When Legion asks "does this unit have a soul?", what it means is 'am I more than a machine?'. We see Legion act heroically, ready to sacrifice itself for its people, but also for its crew, who have no real benefit to it or its hivemind. When Legion fights for you, it does so out of duty, loyalty, compassion. These are all human emotions. 'Does this unit have a soul?' is Mass Effect's version of 'Do Androids Dream of Electric Sheep?'. It is asking what makes an intelligent machine a true life form? There is no measure for what makes you alive, not when machines advance to a level of intelligence that makes them functionally identical to organic life. When Legion says 'does this unit have a soul?' it is asking 'can I fall in love?', and the next Mass Effect game needs to answer 'yes'.

There is the fairly major question of how this would happen. Even if we accept, following the events of Mass Effect 3, that the geth are not the evil faceless villains they are in the first game, it appears the next game will make the 'Destroy' ending canon - that means no geth. But then, does it? We've seen in the poster that geth do feature, even if our only confirmed sighting of the geth is one dead specimen and one huge geth-shaped crater. If we assume that even in the Destroy ending, the geth bodies survived (or at least some of them did), then couldn't they be resurrected? Tali's father's experiments on exactly that are the backdrop for her loyalty mission in Mass Effect 2, the pinnacle of the entire trilogy. If they can be resurrected, could they be separated from the hivemind? And would that, in turn, give them greater freedom to experience all the joys of the soul, including love? Also, if we get greater creative control of our story like in Dragon Age, we might not even be a human (maybe there will be no humans at all), and could yet get to weave a love story between a geth and a quarian.

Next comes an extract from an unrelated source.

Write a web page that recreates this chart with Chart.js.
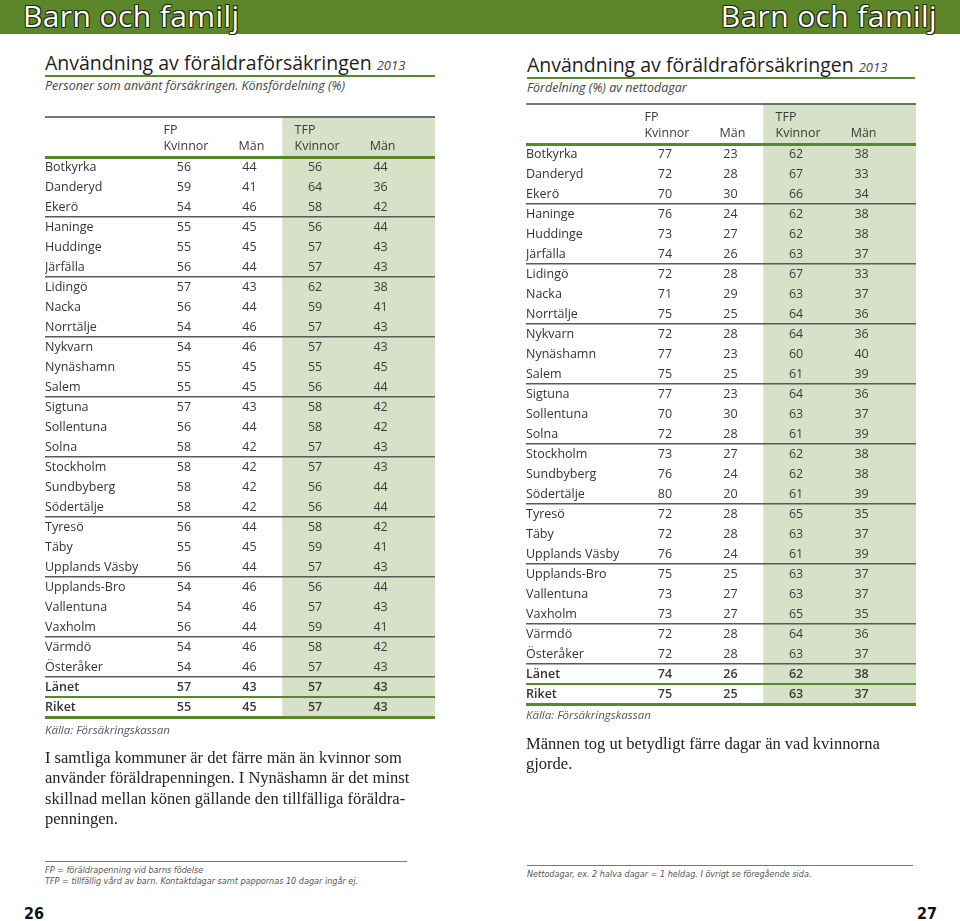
<!DOCTYPE html>
<html lang="sv">
<head>
<meta charset="utf-8">
<title>Användning av föräldraförsäkringen 2013</title>
<script src="https://cdn.jsdelivr.net/npm/chart.js@4.4.1/dist/chart.umd.min.js"></script>
<style>
  html, body { margin: 0; padding: 0; background: #fff; }
  body { width: 960px; height: 921px; position: relative; overflow: hidden; font-family: "Open Sans", sans-serif; color: #222; }
  .abs { position: absolute; white-space: nowrap; }
  .topbar { position: absolute; left: 0; top: 0; width: 960px; height: 34px; background: #5c862a; }
  .topbar span { position: absolute; top: -5px; font-size: 30px; line-height: 42px; color: #fff; letter-spacing: 0.4px;
    text-shadow: -1px -1px 0 #1e2a10, 1px -1px 0 #1e2a10, -1px 1px 0 #1e2a10, 1px 1px 0 #1e2a10; }
  .title { font-size: 19.5px; line-height: 24px; color: #1e1e1e; }
  .title i { font-size: 13px; color: #444; }
  .rule { position: absolute; height: 2px; background: #5c862a; }
  .sub { font-style: italic; font-size: 12.5px; line-height: 16px; color: #444; }
  .tbl { position: absolute; width: 390px; height: 611px; }
  .kalla { font-style: italic; font-size: 11.5px; line-height: 16px; color: #555; }
  .text { font-family: "Liberation Serif", serif; font-size: 16.5px; line-height: 20.3px; color: #222; }
  .fn-rule { position: absolute; height: 1px; background: #777; }
  .fn { font-family: "Liberation Sans Narrow", "DejaVu Sans Condensed", sans-serif; font-style: italic; font-size: 9px; line-height: 11px; color: #555; }
  .page { font-family: "Liberation Sans Narrow", "DejaVu Sans Condensed", sans-serif; font-weight: bold; font-size: 16px; line-height: 20px; color: #111; }
</style>
</head>
<body>
<div class="topbar">
  <span style="left:23px">Barn och familj</span>
  <span style="right:23px">Barn och familj</span>
</div>

<!-- vänster sida -->
<div class="abs title" style="left:45px;top:51px">Användning av föräldraförsäkringen <i>2013</i></div>
<div class="rule" style="left:45px;top:75px;width:390px"></div>
<div class="abs sub" style="left:45px;top:78px">Personer som använt försäkringen. Könsfördelning (%)</div>
<div class="tbl" style="left:45px;top:116px"><canvas id="personerChart"></canvas></div>
<div class="abs kalla" style="left:45px;top:722px">Källa: Försäkringskassan</div>
<div class="abs text" style="left:45px;top:748px">I samtliga kommuner är det färre män än kvinnor som<br>använder föräldrapenningen. I Nynäshamn är det minst<br>skillnad mellan könen gällande den tillfälliga föräldra-<br>penningen.</div>
<div class="fn-rule" style="left:45px;top:861px;width:362px"></div>
<div class="abs fn" style="left:45px;top:865px">FP = föräldrapenning vid barns födelse<br>TFP = tillfällig vård av barn. Kontaktdagar samt pappornas 10 dagar ingår ej.</div>
<div class="abs page" style="left:24px;top:904px">26</div>

<!-- höger sida -->
<div class="abs title" style="left:527px;top:53px">Användning av föräldraförsäkringen <i>2013</i></div>
<div class="rule" style="left:527px;top:77px;width:388px"></div>
<div class="abs sub" style="left:527px;top:80px">Fördelning (%) av nettodagar</div>
<div class="tbl" style="left:526px;top:103px"><canvas id="dagarChart"></canvas></div>
<div class="abs kalla" style="left:526px;top:707px">Källa: Försäkringskassan</div>
<div class="abs text" style="left:526px;top:734px">Männen tog ut betydligt färre dagar än vad kvinnorna<br>gjorde.</div>
<div class="fn-rule" style="left:527px;top:865px;width:386px"></div>
<div class="abs fn" style="left:527px;top:869px">Nettodagar, ex. 2 halva dagar = 1 heldag. I övrigt se föregående sida.</div>
<div class="abs page" style="right:23px;top:904px">27</div>

<script>
// Rader
const kommuner = ['Botkyrka', 'Danderyd', 'Ekerö', 'Haninge', 'Huddinge', 'Järfälla', 'Lidingö', 'Nacka',
    'Norrtälje', 'Nykvarn', 'Nynäshamn', 'Salem', 'Sigtuna', 'Sollentuna', 'Solna', 'Stockholm',
    'Sundbyberg', 'Södertälje', 'Tyresö', 'Täby', 'Upplands Väsby', 'Upplands-Bro', 'Vallentuna',
    'Vaxholm', 'Värmdö', 'Österåker', 'Länet', 'Riket'];
const antalKommuner = 26;

// Kolumnrubriker
const kolumnGrupper = ['FP', '', 'TFP', ''];
const kolumnNamn = ['Kvinnor', 'Män', 'Kvinnor', 'Män'];

// Personer som använt försäkringen (%)
const fpKvinnorPersoner = [56, 59, 54, 55, 55, 56, 57, 56, 54, 54, 55, 55, 57, 56, 58, 58, 58, 58, 56, 55, 56, 54, 54, 56, 54, 54, 57, 55];
const fpManPersoner     = [44, 41, 46, 45, 45, 44, 43, 44, 46, 46, 45, 45, 43, 44, 42, 42, 42, 42, 44, 45, 44, 46, 46, 44, 46, 46, 43, 45];
const tfpKvinnorPersoner = [56, 64, 58, 56, 57, 57, 62, 59, 57, 57, 55, 56, 58, 58, 57, 57, 56, 56, 58, 59, 57, 56, 57, 59, 58, 57, 57, 57];
const tfpManPersoner     = [44, 36, 42, 44, 43, 43, 38, 41, 43, 43, 45, 44, 42, 42, 43, 43, 44, 44, 42, 41, 43, 44, 43, 41, 42, 43, 43, 43];

// Fördelning av nettodagar (%)
const fpKvinnorDagar = [77, 72, 70, 76, 73, 74, 72, 71, 75, 72, 77, 75, 77, 70, 72, 73, 76, 80, 72, 72, 76, 75, 73, 73, 72, 72, 74, 75];
const fpManDagar     = [23, 28, 30, 24, 27, 26, 28, 29, 25, 28, 23, 25, 23, 30, 28, 27, 24, 20, 28, 28, 24, 25, 27, 27, 28, 28, 26, 25];
const tfpKvinnorDagar = [62, 67, 66, 62, 62, 63, 67, 63, 64, 64, 60, 61, 64, 63, 61, 62, 62, 61, 65, 63, 61, 63, 63, 65, 64, 63, 62, 63];
const tfpManDagar     = [38, 33, 34, 38, 38, 37, 33, 37, 36, 36, 40, 39, 36, 37, 39, 38, 38, 39, 35, 37, 39, 37, 37, 35, 36, 37, 38, 37];

const GREEN = '#5c862a';
const SHADE = '#d7e1c7';
const GRAY_LINE = '#5a5a5a';
const FONT = '"Open Sans", sans-serif';

// Text i cellerna, kolumnrubriker och skuggning av TFP-kolumnerna
const tableText = {
    id: 'tableText',
    beforeDraw(chart) {
        const { ctx, chartArea, scales: { x } } = chart;
        const left = x.getPixelForValue(2.5);
        ctx.save();
        ctx.fillStyle = SHADE;
        ctx.fillRect(left, 0, chartArea.right - left, chartArea.bottom + 1);
        ctx.restore();
    },
    afterDatasetsDraw(chart) {
        const { ctx, chartArea, scales: { x } } = chart;
        ctx.save();
        ctx.textAlign = 'center';
        ctx.textBaseline = 'middle';
        ctx.fillStyle = '#3a3a3a';
        chart.data.datasets.forEach((ds, di) => {
            const meta = chart.getDatasetMeta(di);
            meta.data.forEach((pt, i) => {
                ctx.font = (i >= antalKommuner ? '600 ' : '400 ') + '12.5px ' + FONT;
                ctx.fillText(String(ds.data[i].v), pt.x, pt.y);
            });
        });

        ctx.font = '400 12.5px ' + FONT;
        kolumnNamn.forEach((namn, c) => {
            const px = x.getPixelForValue(c + 1);
            const w = ctx.measureText(namn).width;
            ctx.textAlign = 'center';
            ctx.fillText(namn, px + 2, chartArea.top - 11);
            if (kolumnGrupper[c]) {
                ctx.textAlign = 'left';
                ctx.fillText(kolumnGrupper[c], px + 2 - w / 2, chartArea.top - 27);
            }
        });

        // linje överst
        ctx.strokeStyle = '#4a4a4a';
        ctx.lineWidth = 1.5;
        ctx.beginPath();
        ctx.moveTo(chartArea.left, 1);
        ctx.lineTo(chartArea.right, 1);
        ctx.stroke();
        ctx.restore();
    }
};

function lineColor(ctx) {
    const i = ctx.index;
    if (i === undefined || i === 0 || i === antalKommuner + 1) return GREEN;
    if (i === antalKommuner || i % 3 === 0) return GRAY_LINE;
    return 'rgba(0,0,0,0)';
}

function lineWidth(ctx) {
    const i = ctx.index;
    if (i === undefined || i === 0) return 3;
    if (i === antalKommuner + 1) return 2;
    return 1.5;
}

function makeTable(canvasId, kolumner) {
    const datasets = kolumner.map((values, c) => ({
        label: kolumnGrupper[c] + ' ' + kolumnNamn[c],
        data: values.map((v, i) => ({ x: c + 1, y: kommuner[i], v: v })),
        pointRadius: 0,
        pointHoverRadius: 0,
        showLine: false
    }));

    return new Chart(document.getElementById(canvasId), {
        type: 'scatter',
        data: { labels: kommuner, datasets: datasets },
        options: {
            responsive: true,
            maintainAspectRatio: false,
            animation: false,
            layout: { padding: { top: 41, bottom: 10, left: 0, right: 0 } },
            plugins: {
                legend: { display: false },
                tooltip: { enabled: false }
            },
            scales: {
                x: {
                    type: 'linear',
                    min: -1.12,
                    max: 4.83,
                    display: false
                },
                y: {
                    type: 'category',
                    offset: true,
                    border: { display: false },
                    grid: {
                        offset: true,
                        drawTicks: false,
                        color: lineColor,
                        lineWidth: lineWidth
                    },
                    ticks: {
                        mirror: true,
                        padding: 0,
                        autoSkip: false,
                        color: '#333',
                        font: (ctx) => ({
                            family: FONT,
                            size: 12.5,
                            weight: ctx.index >= antalKommuner ? '600' : '400'
                        })
                    }
                }
            }
        },
        plugins: [tableText]
    });
}

makeTable('personerChart', [fpKvinnorPersoner, fpManPersoner, tfpKvinnorPersoner, tfpManPersoner]);
makeTable('dagarChart', [fpKvinnorDagar, fpManDagar, tfpKvinnorDagar, tfpManDagar]);
</script>
</body>
</html>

Tali and Legion's argument in Mass Effect 2

I'm not even sure if I would pursue a geth romance myself. There would be a level of fascination that would pull me into seeing the narrative play out, though it probably wouldn't come from any real attraction on my behalf. Just as likely I'll be glad that it's there and end up romancing the pretty asari on my first playthrough, just as I did with Liara and Peebee. Mass Effect has previously used Yvonne Strahovski and Natalie Dormer as face models too, though Dormer was not a romance option. If the new Mass Effect game does that again with someone like Anya Taylor-Joy, then all the intellectual curiosity in the world could not stop me kissing ATJ in space.

Everyone always wants more from Mass Effect romances. They're some of the most developed in gaming, and that's why we're so eager to always add to them. More options, more queerness, more races. More, more, more. Mass Effect has more to it than just being a dating sim, but the relationships underpinning your character sit at the heart of every journey. The next game needs to go even bigger with them, and a geth romance could be the best way to do it.